Task objective: Copy each line that has the string "What" somewhere in it.
----
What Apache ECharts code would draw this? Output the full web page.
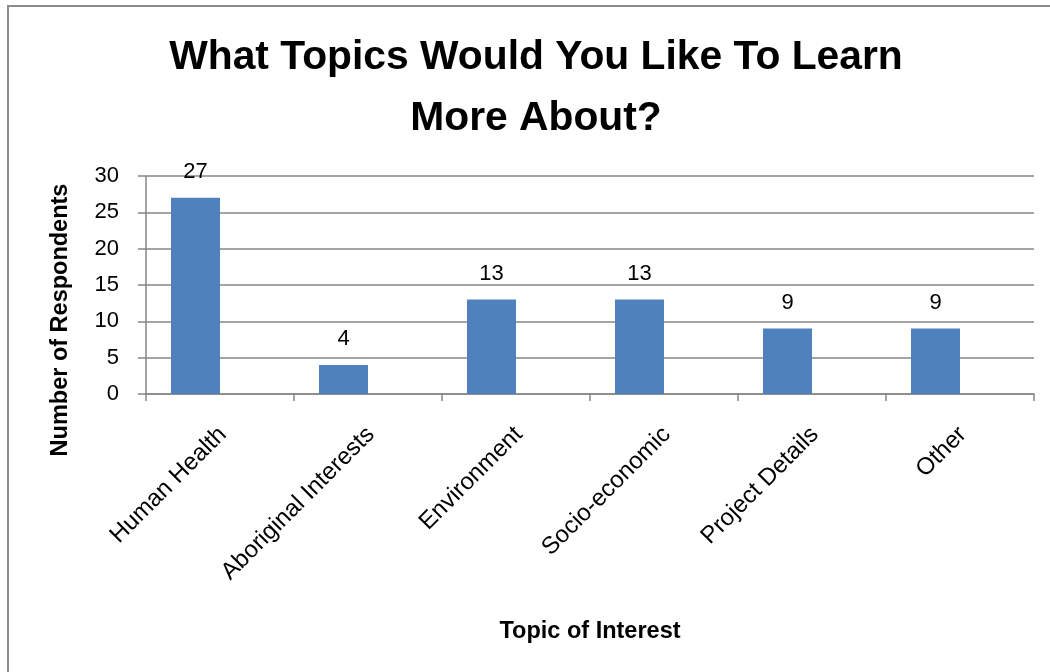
<!DOCTYPE html>
<html>
<head>
<meta charset="utf-8">
<script src="https://cdn.jsdelivr.net/npm/echarts@6/dist/echarts.min.js"></script>
<style>
  html, body { margin: 0; padding: 0; background: #fff; }
  #frame { position: absolute; left: 7px; top: 5px; width: 2000px; height: 2000px;
           border-left: 2px solid #8c8c8c; border-top: 2px solid #8c8c8c; box-sizing: border-box; }
  #chart { position: absolute; left: 0; top: 0; width: 1050px; height: 672px; }
</style>
</head>
<body>
<div id="frame"></div>
<div id="chart"></div>
<script>
const titleText = "What Topics Would You Like To Learn\nMore About?";
const categories = ["Human Health", "Aboriginal Interests", "Environment", "Socio-economic", "Project Details", "Other"];
const respondents = [27, 4, 13, 13, 9, 9];
const emptySeries = [null, null, null, null, null, null];
const yTicks = { min: 0, max: 30, interval: 5 };
const xAxisTitle = "Topic of Interest";
const yAxisTitle = "Number of Respondents";

const FONT = "'Liberation Sans', Arial, sans-serif";
const chart = echarts.init(document.getElementById('chart'), null, { renderer: 'canvas' });
chart.setOption({
  backgroundColor: 'transparent',
  animation: false,
  title: {
    text: titleText,
    left: 536,
    top: 27,
    padding: 0,
    textAlign: 'center',
    textStyle: { fontFamily: FONT, fontSize: 40.8, fontWeight: 'bold', color: '#000', lineHeight: 61 }
  },
  grid: { left: 146, right: 16, top: 176, bottom: 278, containLabel: false },
  xAxis: {
    type: 'category',
    data: categories,
    name: xAxisTitle,
    nameLocation: 'middle',
    nameGap: 226,
    nameTextStyle: { fontFamily: FONT, fontSize: 23.5, fontWeight: 'bold', color: '#000' },
    axisLine: { show: true, lineStyle: { color: '#868686', width: 1.5 } },
    axisTick: { show: true, interval: 0, length: 7, lineStyle: { color: '#868686', width: 1.5 } },
    axisLabel: {
      interval: 0, rotate: 45, margin: 34, hideOverlap: false,
      verticalAlign: 'top', lineHeight: 8,
      fontFamily: FONT, fontSize: 24, color: '#000'
    },
    splitLine: { show: false }
  },
  yAxis: {
    type: 'value',
    min: yTicks.min, max: yTicks.max, interval: yTicks.interval,
    name: yAxisTitle,
    nameLocation: 'middle',
    nameGap: 73,
    nameTextStyle: { fontFamily: FONT, fontSize: 23.5, fontWeight: 'bold', color: '#000', padding: [0, 70, 0, 0] },
    axisLine: { show: true, lineStyle: { color: '#868686', width: 1.5 } },
    axisTick: { show: true, length: 8, lineStyle: { color: '#868686', width: 1.5 } },
    axisLabel: { margin: 27, fontFamily: FONT, fontSize: 22, color: '#000' },
    splitLine: { show: true, lineStyle: { color: '#868686', width: 1.5 } }
  },
  series: [{
    type: 'bar',
    data: respondents,
    barWidth: 49,
    barGap: 0,
    itemStyle: { color: '#4F81BD' },
    label: {
      show: true, position: 'top', distance: 15,
      fontFamily: FONT, fontSize: 22, color: '#000'
    }
  }, {
    type: 'bar',
    data: emptySeries,
    barWidth: 49,
    barGap: 0,
    itemStyle: { color: '#C0504D' }
  }]
});
</script>
</body>
</html>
----
Exercise output:
What Apache ECharts code would draw this? Output the full web page.
const titleText = "What Topics Would You Like To Learn\nMore About?";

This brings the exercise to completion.